Permutation Importance

eli5 provides a way to compute feature importances for any black-box estimator by measuring how score decreases when a feature is not available; the method is also known as “permutation importance” or “Mean Decrease Accuracy (MDA)”.

A similar method is described in Breiman, “Random Forests”, Machine Learning, 45(1), 5-32, 2001 (available online at https://www.stat.berkeley.edu/%7Ebreiman/randomforest2001.pdf).

Algorithm

The idea is the following: feature importance can be measured by looking at how much the score (accuracy, F1, R^2, etc. - any score we’re interested in) decreases when a feature is not available.

To do that one can remove feature from the dataset, re-train the estimator and check the score. But it requires re-training an estimator for each feature, which can be computationally intensive. Also, it shows what may be important within a dataset, not what is important within a concrete trained model.

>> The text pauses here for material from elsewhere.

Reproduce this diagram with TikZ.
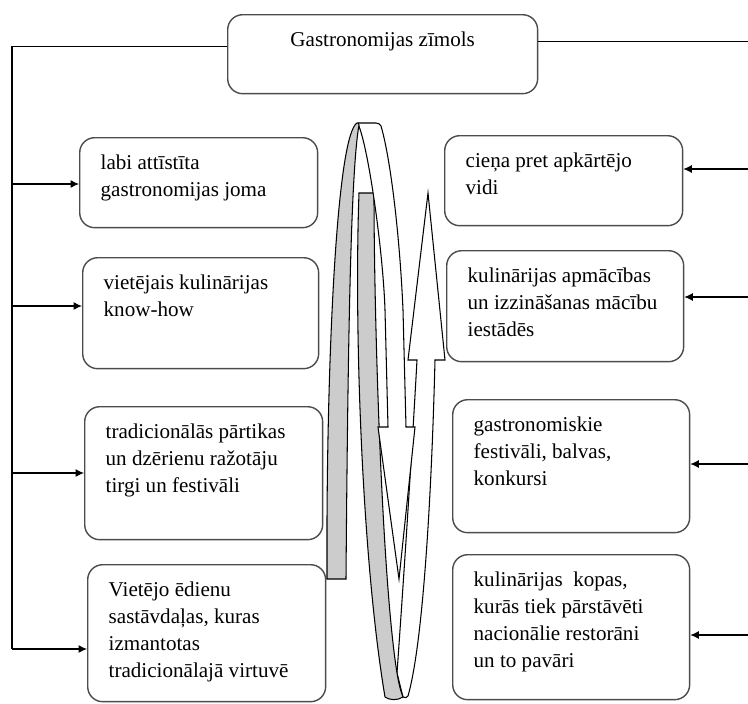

To avoid re-training the estimator we can remove a feature only from the test part of the dataset, and compute score without using this feature. It doesn’t work as-is, because estimators expect feature to be present. So instead of removing a feature we can replace it with random noise - feature column is still there, but it no longer contains useful information. This method works if noise is drawn from the same distribution as original feature values (as otherwise estimator may fail). The simplest way to get such noise is to shuffle values for a feature, i.e. use other examples’ feature values - this is how permutation importance is computed.

The method is most suitable for computing feature importances when a number of columns (features) is not huge; it can be resource-intensive otherwise.

Model Inspection

For sklearn-compatible estimators eli5 provides PermutationImportance wrapper. If you want to use this method for other estimators you can either wrap them in sklearn-compatible objects, or use eli5.permutation_importance module which has basic building blocks.

For example, this is how you can check feature importances of sklearn.svm.SVC classifier, which is not supported by eli5 directly when a non-linear kernel is used:

import eli5
from eli5.sklearn import PermutationImportance
from sklearn.svm import SVC

# ... load data

svc = SVC().fit(X_train, y_train)
perm = PermutationImportance(svc).fit(X_test, y_test)
eli5.show_weights(perm)

If you don’t have a separate held-out dataset, you can fit PermutationImportance on the same data as used for training; this still allows to inspect the model, but doesn’t show which features are important for generalization.

For non-sklearn models you can use eli5.permutation_importance.get_score_importances():

import numpy as np
from eli5.permutation_importance import get_score_importances

# ... load data, define score function
def score(X, y):
    y_pred = predict(X)
    return accuracy(y, y_pred)

base_score, score_decreases = get_score_importances(score, X, y)
feature_importances = np.mean(score_decreases, axis=0)

Feature Selection

This method can be useful not only for introspection, but also for feature selection - one can compute feature importances using PermutationImportance, then drop unimportant features using e.g. sklearn’s SelectFromModel or RFE. In this case estimator passed to PermutationImportance doesn’t have to be fit; feature importances can be computed for several train/test splits and then averaged:

import eli5
from eli5.sklearn import PermutationImportance
from sklearn.svm import SVC
from sklearn.feature_selection import SelectFromModel

# ... load data

perm = PermutationImportance(SVC(), cv=5)
perm.fit(X, y)

# perm.feature_importances_ attribute is now available, it can be used
# for feature selection - let's e.g. select features which increase
# accuracy by at least 0.05:
sel = SelectFromModel(perm, threshold=0.05, prefit=True)
X_trans = sel.transform(X)

# It is possible to combine SelectFromModel and
# PermutationImportance directly, without fitting
# PermutationImportance first:
sel = SelectFromModel(
    PermutationImportance(SVC(), cv=5),
    threshold=0.05,
).fit(X, y)
X_trans = sel.transform(X)

See PermutationImportance docs for more.

Note that permutation importance should be used for feature selection with care (like many other feature importance measures). For example, if several features are correlated, and the estimator uses them all equally, permutation importance can be low for all of these features: dropping one of the features may not affect the result, as estimator still has an access to the same information from other features. So if features are dropped based on importance threshold, such correlated features could be dropped all at the same time, regardless of their usefulness. RFE and alike methods (as opposed to single-stage feature selection) can help with this problem to an extent.